Both revenues and spending climbed to record levels in 2007. Spending rose by 2.8 percent to $2.73 trillion while revenues rose by a faster 6.7 percent to a record $2.57 trillion, a gain the administration attributed to the economic stimulus from the president's tax cuts.
''This year's budget results further demonstrate how the president's tax relief, combined with spending discipline, has helped promote a sustained economic expansion, which led to revenue growth and resulted in a declining deficit,'' said White House budget director Jim Nussle.
But administration officials said while the short-term budget deficit was improving, greater efforts were needed to deal with the budgetary pressures that will arise in future years with the approaching retirement of 78 million baby boomers.
''For the sake of our children and grandchildren, Congress should begin to take action to prevent this fiscal train wreck,'' Nussle said in a statement accompanying the budget figures.
Senate Budget Committee Chairman Kent Conrad, D-N.D., said that Bush would ''go down in history as the most fiscally irresponsible president ever. The fact is that the nation's debt has exploded on his watch — rising by $3 trillion since 2001, to $9 trillion today.''
Bush recently signed into law a measure increasing the government's borrowing ceiling to $9.815 trillion. It was the fifth debt increase of Bush's presidency.

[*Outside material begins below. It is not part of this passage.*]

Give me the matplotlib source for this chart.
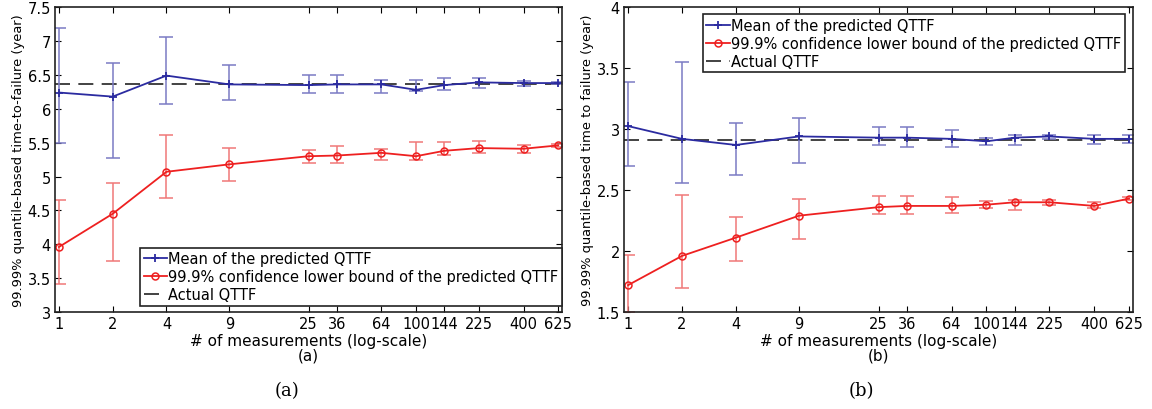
import numpy as np
import matplotlib.pyplot as plt

# number of measurements (x axis, log-scale)
n_meas = [1, 2, 4, 9, 25, 36, 64, 100, 144, 225, 400, 625]
tick_labels = ['1', '2', '4', '9', '25', '36', '64', '100', '144', '225', '400', '625']

# (a) mean of predicted QTTF with error bar limits
mean_a = [6.24, 6.18, 6.49, 6.36, 6.35, 6.36, 6.36, 6.28, 6.35, 6.39, 6.38, 6.38]
mean_a_lo = [5.49, 5.27, 6.07, 6.13, 6.23, 6.23, 6.23, 6.26, 6.28, 6.31, 6.33, 6.36]
mean_a_hi = [7.20, 6.67, 7.06, 6.65, 6.50, 6.50, 6.43, 6.43, 6.45, 6.45, 6.41, 6.40]
# (a) 99.9% confidence lower bound
lb_a = [3.96, 4.45, 5.07, 5.18, 5.30, 5.31, 5.35, 5.30, 5.38, 5.42, 5.41, 5.46]
lb_a_lo = [3.42, 3.76, 4.69, 4.93, 5.20, 5.20, 5.25, 5.25, 5.32, 5.35, 5.35, 5.44]
lb_a_hi = [4.65, 4.91, 5.62, 5.42, 5.39, 5.45, 5.41, 5.51, 5.51, 5.52, 5.46, 5.48]
actual_a = 6.37

# (b) mean of predicted QTTF with error bar limits
mean_b = [3.025, 2.92, 2.87, 2.94, 2.93, 2.93, 2.92, 2.90, 2.93, 2.94, 2.92, 2.92]
mean_b_lo = [2.70, 2.56, 2.62, 2.72, 2.87, 2.85, 2.85, 2.87, 2.87, 2.92, 2.88, 2.89]
mean_b_hi = [3.39, 3.55, 3.05, 3.09, 3.02, 3.02, 2.99, 2.93, 2.95, 2.95, 2.95, 2.95]
# (b) 99.9% confidence lower bound
lb_b = [1.72, 1.96, 2.11, 2.29, 2.36, 2.37, 2.37, 2.38, 2.40, 2.40, 2.37, 2.43]
lb_b_lo = [1.50, 1.70, 1.92, 2.10, 2.30, 2.30, 2.31, 2.35, 2.34, 2.38, 2.35, 2.42]
lb_b_hi = [1.97, 2.46, 2.28, 2.43, 2.45, 2.45, 2.44, 2.41, 2.42, 2.42, 2.40, 2.44]
actual_b = 2.91

blue = '#2b2ba0'
blue_err = '#7a7ac4'
red = '#ee2020'
red_err = '#f07878'

plt.rcParams['font.family'] = 'DejaVu Sans'
fig = plt.figure(figsize=(11.52, 4.10), dpi=100)
ax_a = fig.add_axes([0.0477, 0.2366, 0.4403, 0.7434])
ax_b = fig.add_axes([0.5417, 0.2366, 0.4418, 0.7434])


def draw(ax, mean, m_lo, m_hi, lb, l_lo, l_hi, actual, ylim, yticks, ylabel, sub, leg_anchor):
    x = np.array(n_meas)
    mean = np.array(mean)
    lb = np.array(lb)
    m_err = [mean - np.array(m_lo), np.array(m_hi) - mean]
    l_err = [lb - np.array(l_lo), np.array(l_hi) - lb]
    ax.errorbar(x, mean, yerr=m_err, fmt='none', ecolor=blue_err, capsize=5, elinewidth=1.1, capthick=1.1)
    ax.errorbar(x, lb, yerr=l_err, fmt='none', ecolor=red_err, capsize=5, elinewidth=1.1, capthick=1.1)
    ax.plot(x, mean, color=blue, marker='+', markersize=6, markeredgewidth=1.3, linewidth=1.3,
            label='Mean of the predicted QTTF')
    ax.plot(x, lb, color=red, marker='o', markersize=5, markerfacecolor='none', markeredgewidth=1.1,
            linewidth=1.3, label='99.9% confidence lower bound of the predicted QTTF')
    ax.axhline(actual, color='#222222', linestyle=(0, (9, 5)), linewidth=1.2, label='Actual QTTF', zorder=1)
    ax.set_xscale('log')
    ax.set_xlim(0.95, 658)
    ax.set_ylim(*ylim)
    ax.set_xticks(n_meas)
    ax.set_xticklabels(tick_labels)
    ax.minorticks_off()
    ax.set_yticks(yticks)
    ax.set_yticklabels([('%g' % v) for v in yticks])
    ax.tick_params(direction='in', top=True, right=True, labelsize=10.5, length=4, pad=3)
    ax.set_xlabel('# of measurements (log-scale)\n' + sub, fontsize=11, labelpad=1, linespacing=1.0)
    ax.set_ylabel(ylabel, fontsize=9.4, labelpad=2)
    for s in ax.spines.values():
        s.set_linewidth(1.2)
        s.set_color('#222222')
    loc = 'lower right' if leg_anchor[1] < 0.5 else 'upper right'
    leg = ax.legend(loc=loc, bbox_to_anchor=leg_anchor, fontsize=10.5, fancybox=False, framealpha=1,
                    edgecolor='#222222', handlelength=1.6, handletextpad=0.1, borderpad=0.25,
                    labelspacing=0.2, borderaxespad=0)
    leg.get_frame().set_linewidth(1.2)


draw(ax_a, mean_a, mean_a_lo, mean_a_hi, lb_a, lb_a_lo, lb_a_hi, actual_a,
     (3, 7.5), [3, 3.5, 4, 4.5, 5, 5.5, 6, 6.5, 7, 7.5],
     '99.99% quantile-based time-to-failure (year)', '(a)', (1.0, 0.02))
draw(ax_b, mean_b, mean_b_lo, mean_b_hi, lb_b, lb_b_lo, lb_b_hi, actual_b,
     (1.5, 4), [1.5, 2, 2.5, 3, 3.5, 4],
     '99.99% quantile-based time to failure (year)', '(b)', (0.984, 0.977))

fig.text(0.249, 0.033, '(a)', fontsize=13, family='DejaVu Serif', ha='center')
fig.text(0.748, 0.033, '(b)', fontsize=13, family='DejaVu Serif', ha='center')

fig.savefig('out.png', dpi=100)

The national debt is the accumulation of the annual deficits.
During the Clinton administration, the federal budget ran a surplus for four consecutive years, something that had not been accomplished for seven decades.

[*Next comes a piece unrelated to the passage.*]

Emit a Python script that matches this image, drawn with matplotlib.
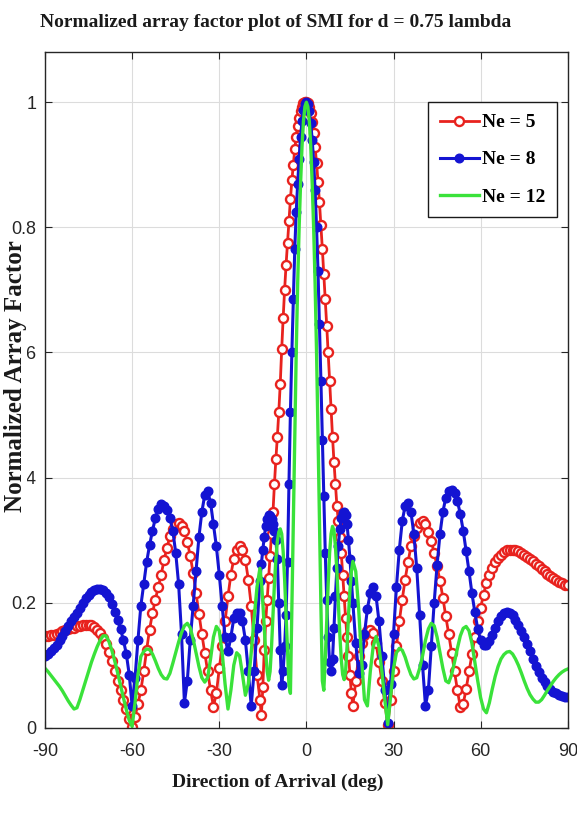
import numpy as np
import matplotlib
matplotlib.use("Agg")
import matplotlib.pyplot as plt

# angle grids: 1 deg steps in the side lobes, 0.5 deg around the main beam
ang_left = np.arange(-90, -16, 1.0)     # -90 .. -17
ang_mid = np.arange(-16, 16.5, 0.5)     # -16 .. 16
ang_right = np.arange(17, 91, 1.0)      # 17 .. 90

# Ne = 5
ne5_left = [0.146, 0.147, 0.148, 0.149, 0.150, 0.152, 0.154, 0.156, 0.158, 0.159,
            0.160, 0.162, 0.163, 0.164, 0.165, 0.165, 0.164, 0.161, 0.157, 0.152,
            0.144, 0.134, 0.121, 0.106, 0.091, 0.075, 0.061, 0.045, 0.030, 0.014,
            0.002, 0.018, 0.038, 0.060, 0.090, 0.125, 0.157, 0.183, 0.205, 0.225,
            0.245, 0.268, 0.288, 0.306, 0.318, 0.325, 0.327, 0.323, 0.314, 0.297,
            0.275, 0.248, 0.215, 0.182, 0.150, 0.120, 0.090, 0.060, 0.034, 0.055,
            0.095, 0.130, 0.170, 0.210, 0.245, 0.270, 0.285, 0.290, 0.285, 0.268,
            0.237, 0.195, 0.140, 0.085]
ne5_mid = [0.045, 0.020, 0.065, 0.125, 0.170, 0.205, 0.240, 0.275, 0.310, 0.345,
           0.390, 0.430, 0.465, 0.505, 0.550, 0.605, 0.655, 0.700, 0.740, 0.775,
           0.810, 0.845, 0.875, 0.900, 0.925, 0.945, 0.962, 0.975, 0.986, 0.993,
           0.998, 1.000, 1.000, 0.998, 0.992, 0.982, 0.968, 0.950, 0.928, 0.903,
           0.873, 0.840, 0.803, 0.765, 0.725, 0.685, 0.643, 0.600, 0.555, 0.510,
           0.465, 0.425, 0.390, 0.355, 0.330, 0.305, 0.280, 0.245, 0.210, 0.175,
           0.145, 0.115, 0.085, 0.055, 0.035]
ne5_right = [0.075, 0.115, 0.135, 0.148, 0.155, 0.157, 0.152, 0.135, 0.105, 0.075,
             0.040, 0.005, 0.045, 0.090, 0.130, 0.170, 0.205, 0.237, 0.265, 0.290,
             0.307, 0.320, 0.328, 0.330, 0.325, 0.313, 0.298, 0.280, 0.258, 0.235,
             0.208, 0.178, 0.150, 0.120, 0.090, 0.060, 0.033, 0.038, 0.062, 0.090,
             0.118, 0.145, 0.170, 0.192, 0.213, 0.232, 0.245, 0.256, 0.265, 0.272,
             0.277, 0.281, 0.284, 0.285, 0.285, 0.284, 0.282, 0.279, 0.276, 0.273,
             0.270, 0.266, 0.262, 0.258, 0.254, 0.250, 0.246, 0.242, 0.239, 0.236,
             0.233, 0.231, 0.229, 0.228]

# Ne = 8
ne8_left = [0.115, 0.118, 0.122, 0.127, 0.133, 0.140, 0.147, 0.155, 0.162, 0.170,
            0.177, 0.184, 0.192, 0.200, 0.207, 0.213, 0.217, 0.220, 0.222, 0.222,
            0.220, 0.216, 0.209, 0.198, 0.185, 0.172, 0.158, 0.140, 0.118, 0.085,
            0.035, 0.080, 0.140, 0.195, 0.230, 0.265, 0.292, 0.315, 0.335, 0.350,
            0.357, 0.355, 0.348, 0.335, 0.315, 0.280, 0.230, 0.150, 0.040, 0.075,
            0.140, 0.195, 0.250, 0.305, 0.345, 0.372, 0.378, 0.360, 0.325, 0.290,
            0.245, 0.195, 0.145, 0.122, 0.145, 0.175, 0.184, 0.183, 0.170, 0.140,
            0.090, 0.035, 0.090, 0.160]
ne8_mid = [0.235, 0.262, 0.285, 0.305, 0.322, 0.334, 0.340, 0.339, 0.333, 0.325,
           0.315, 0.300, 0.270, 0.200, 0.125, 0.068, 0.090, 0.130, 0.180, 0.265,
           0.390, 0.505, 0.600, 0.685, 0.765, 0.825, 0.870, 0.910, 0.945, 0.970,
           0.988, 0.997, 1.000, 0.997, 0.986, 0.966, 0.940, 0.905, 0.860, 0.800,
           0.730, 0.645, 0.555, 0.460, 0.370, 0.280, 0.205, 0.145, 0.105, 0.090,
           0.110, 0.160, 0.210, 0.255, 0.290, 0.318, 0.335, 0.343, 0.345, 0.340,
           0.325, 0.300, 0.270, 0.235, 0.200]
ne8_right = [0.135, 0.088, 0.100, 0.150, 0.190, 0.215, 0.225, 0.210, 0.170, 0.115,
             0.060, 0.008, 0.070, 0.150, 0.225, 0.285, 0.330, 0.355, 0.360, 0.345,
             0.310, 0.255, 0.180, 0.100, 0.035, 0.060, 0.130, 0.200, 0.260, 0.310,
             0.345, 0.368, 0.378, 0.380, 0.375, 0.362, 0.342, 0.315, 0.283, 0.250,
             0.215, 0.185, 0.158, 0.140, 0.132, 0.132, 0.138, 0.148, 0.160, 0.170,
             0.178, 0.183, 0.185, 0.184, 0.180, 0.173, 0.165, 0.155, 0.145, 0.134,
             0.122, 0.110, 0.099, 0.089, 0.080, 0.073, 0.067, 0.062, 0.058, 0.055,
             0.053, 0.051, 0.050, 0.050]

# Ne = 12
ne12_left = [0.095, 0.090, 0.084, 0.078, 0.072, 0.066, 0.059, 0.051, 0.043, 0.036,
             0.030, 0.032, 0.045, 0.060, 0.075, 0.090, 0.105, 0.118, 0.130, 0.140,
             0.147, 0.147, 0.138, 0.124, 0.107, 0.088, 0.068, 0.048, 0.029, 0.012,
             0.002, 0.040, 0.085, 0.114, 0.122, 0.126, 0.125, 0.118, 0.107, 0.095,
             0.085, 0.079, 0.078, 0.087, 0.103, 0.120, 0.137, 0.152, 0.163, 0.167,
             0.160, 0.142, 0.120, 0.098, 0.080, 0.073, 0.080, 0.110, 0.145, 0.162,
             0.155, 0.120, 0.070, 0.030, 0.060, 0.100, 0.120, 0.115, 0.085, 0.052,
             0.070, 0.120, 0.175, 0.225]
ne12_mid = [0.255, 0.235, 0.200, 0.160, 0.120, 0.090, 0.076, 0.090, 0.130, 0.180,
            0.230, 0.270, 0.298, 0.313, 0.318, 0.310, 0.282, 0.238, 0.182, 0.122,
            0.068, 0.055, 0.190, 0.330, 0.470, 0.600, 0.710, 0.800, 0.870, 0.930,
            0.970, 0.993, 1.000, 0.993, 0.970, 0.930, 0.870, 0.800, 0.710, 0.600,
            0.470, 0.330, 0.195, 0.075, 0.060, 0.110, 0.170, 0.230, 0.280, 0.310,
            0.322, 0.315, 0.290, 0.250, 0.200, 0.150, 0.110, 0.085, 0.077, 0.090,
            0.130, 0.180, 0.220, 0.250, 0.266]
ne12_right = [0.250, 0.190, 0.110, 0.045, 0.035, 0.090, 0.130, 0.146, 0.130, 0.090,
              0.045, 0.005, 0.050, 0.095, 0.120, 0.127, 0.124, 0.113, 0.098, 0.085,
              0.078, 0.080, 0.095, 0.115, 0.140, 0.158, 0.167, 0.163, 0.145, 0.120,
              0.095, 0.075, 0.072, 0.085, 0.105, 0.127, 0.147, 0.159, 0.162, 0.155,
              0.135, 0.105, 0.075, 0.048, 0.030, 0.024, 0.040, 0.062, 0.082, 0.098,
              0.110, 0.117, 0.121, 0.122, 0.118, 0.110, 0.100, 0.088, 0.075, 0.063,
              0.053, 0.046, 0.041, 0.041, 0.045, 0.052, 0.060, 0.067, 0.074, 0.080,
              0.085, 0.089, 0.092, 0.094]

x_ticks = [-90, -60, -30, 0, 30, 60, 90]
y_ticks = [0, 0.2, 0.4, 0.6, 0.8, 1]
y_tick_labels = ['0', '0.2', '0.4', '0.6', '0.8', '1']

angles = np.concatenate([ang_left, ang_mid, ang_right])
ne5 = np.concatenate([ne5_left, ne5_mid, ne5_right])
ne8 = np.concatenate([ne8_left, ne8_mid, ne8_right])
ne12 = np.concatenate([ne12_left, ne12_mid, ne12_right])

plt.rcParams['axes.unicode_minus'] = False  # plain hyphen like the original

serif = ['Liberation Serif', 'DejaVu Serif']
sans = ['Liberation Sans Narrow', 'Liberation Sans', 'DejaVu Sans']
dark = '#262626'

fig = plt.figure(figsize=(5.77, 8.15), dpi=100)
ax = fig.add_axes([0.078, 0.107, 0.906, 0.829])

ax.plot(angles, ne5, color='#e8221e', lw=2, marker='o', ms=6.5,
        mfc='white', mec='#e8221e', mew=1.7, label='Ne = 5')
ax.plot(angles, ne8, color='#1414d2', lw=2.2, marker='o', ms=6.2,
        mfc='#1414d2', mec='#1414d2', label='Ne = 8')
ax.plot(angles, ne12, color='#3ae23a', lw=2.4, label='Ne = 12')

ax.set_xlim(-90, 90)
ax.set_ylim(0, 1.08)
ax.set_xticks(x_ticks)
ax.set_yticks(y_ticks)
ax.set_yticklabels(y_tick_labels)
ax.grid(True, color='#dcdcdc', lw=0.8)
ax.set_axisbelow(True)
for s in ax.spines.values():
    s.set_color(dark)
    s.set_linewidth(1.0)
ax.tick_params(direction='in', length=5, width=0.8, color=dark,
               top=True, right=True, labelcolor=dark)
ax.tick_params(axis='x', pad=11)
ax.tick_params(axis='y', pad=6)
for lab in ax.get_xticklabels() + ax.get_yticklabels():
    lab.set_family(sans)
    lab.set_fontsize(13)

# the label sits over the "0." of the tick labels, as in the original
ax.set_ylabel('Normalized Array Factor', family=serif, fontweight='bold',
              fontsize=18, color='#1a1a1a',
              bbox=dict(facecolor='white', edgecolor='none', pad=0))
ax.yaxis.set_label_coords(-0.034, 0.52)

fig.text(0.478, 0.967, 'Normalized array factor plot of SMI for d = 0.75 lambda',
         family=serif, fontweight='bold', fontsize=14, ha='center',
         va='baseline', color='#1a1a1a')
fig.text(0.482, 0.034, 'Direction of Arrival (deg)', family=serif,
         fontweight='bold', fontsize=14, ha='center', va='baseline',
         color='#1a1a1a')

leg = ax.legend(loc='upper right', bbox_to_anchor=(0.979, 0.926),
                borderaxespad=0, numpoints=1, handlelength=2.0,
                handletextpad=0.15, labelspacing=1.0, borderpad=0.6,
                fancybox=False, framealpha=1, edgecolor='#1a1a1a',
                prop={'family': serif, 'weight': 'bold', 'size': 14})
leg.get_frame().set_linewidth(1.0)

fig.savefig('out.png', dpi=100)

While there were projections that the budget would run up surpluses of $5.6 trillion over the next decade, the bursting of the stock market bubble in 2000, the recession that followed in 2001 and the terrorist attacks, which led to increased military spending to fight wars in Afghanistan and Iraq, pushed the country back into deficit spending.

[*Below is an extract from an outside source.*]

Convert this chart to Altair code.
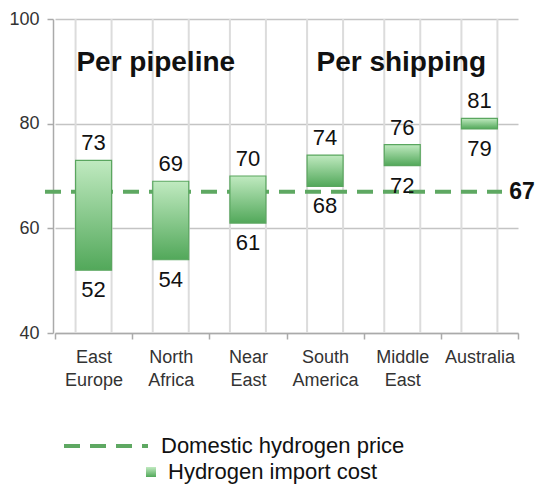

While the administration contends that Bush's first-term tax cuts helped jump-start economic growth and are contributing to record revenues currently, Democrats dispute that view, saying the tax breaks were too tilted to the wealthy and actually have contributed to the record deficits.
The deficit hit an all-time high in dollar terms of $413 billion in 2004 and has been coming down since. It fell to $319 billion in 2005 and $248.2 billion last year.
The Congressional Budget Office projects that the deficit will improve further in the 2008 budget year, which began on Oct. 1, projecting a decline to $155 billion before the imbalance starts to rise again in 2009.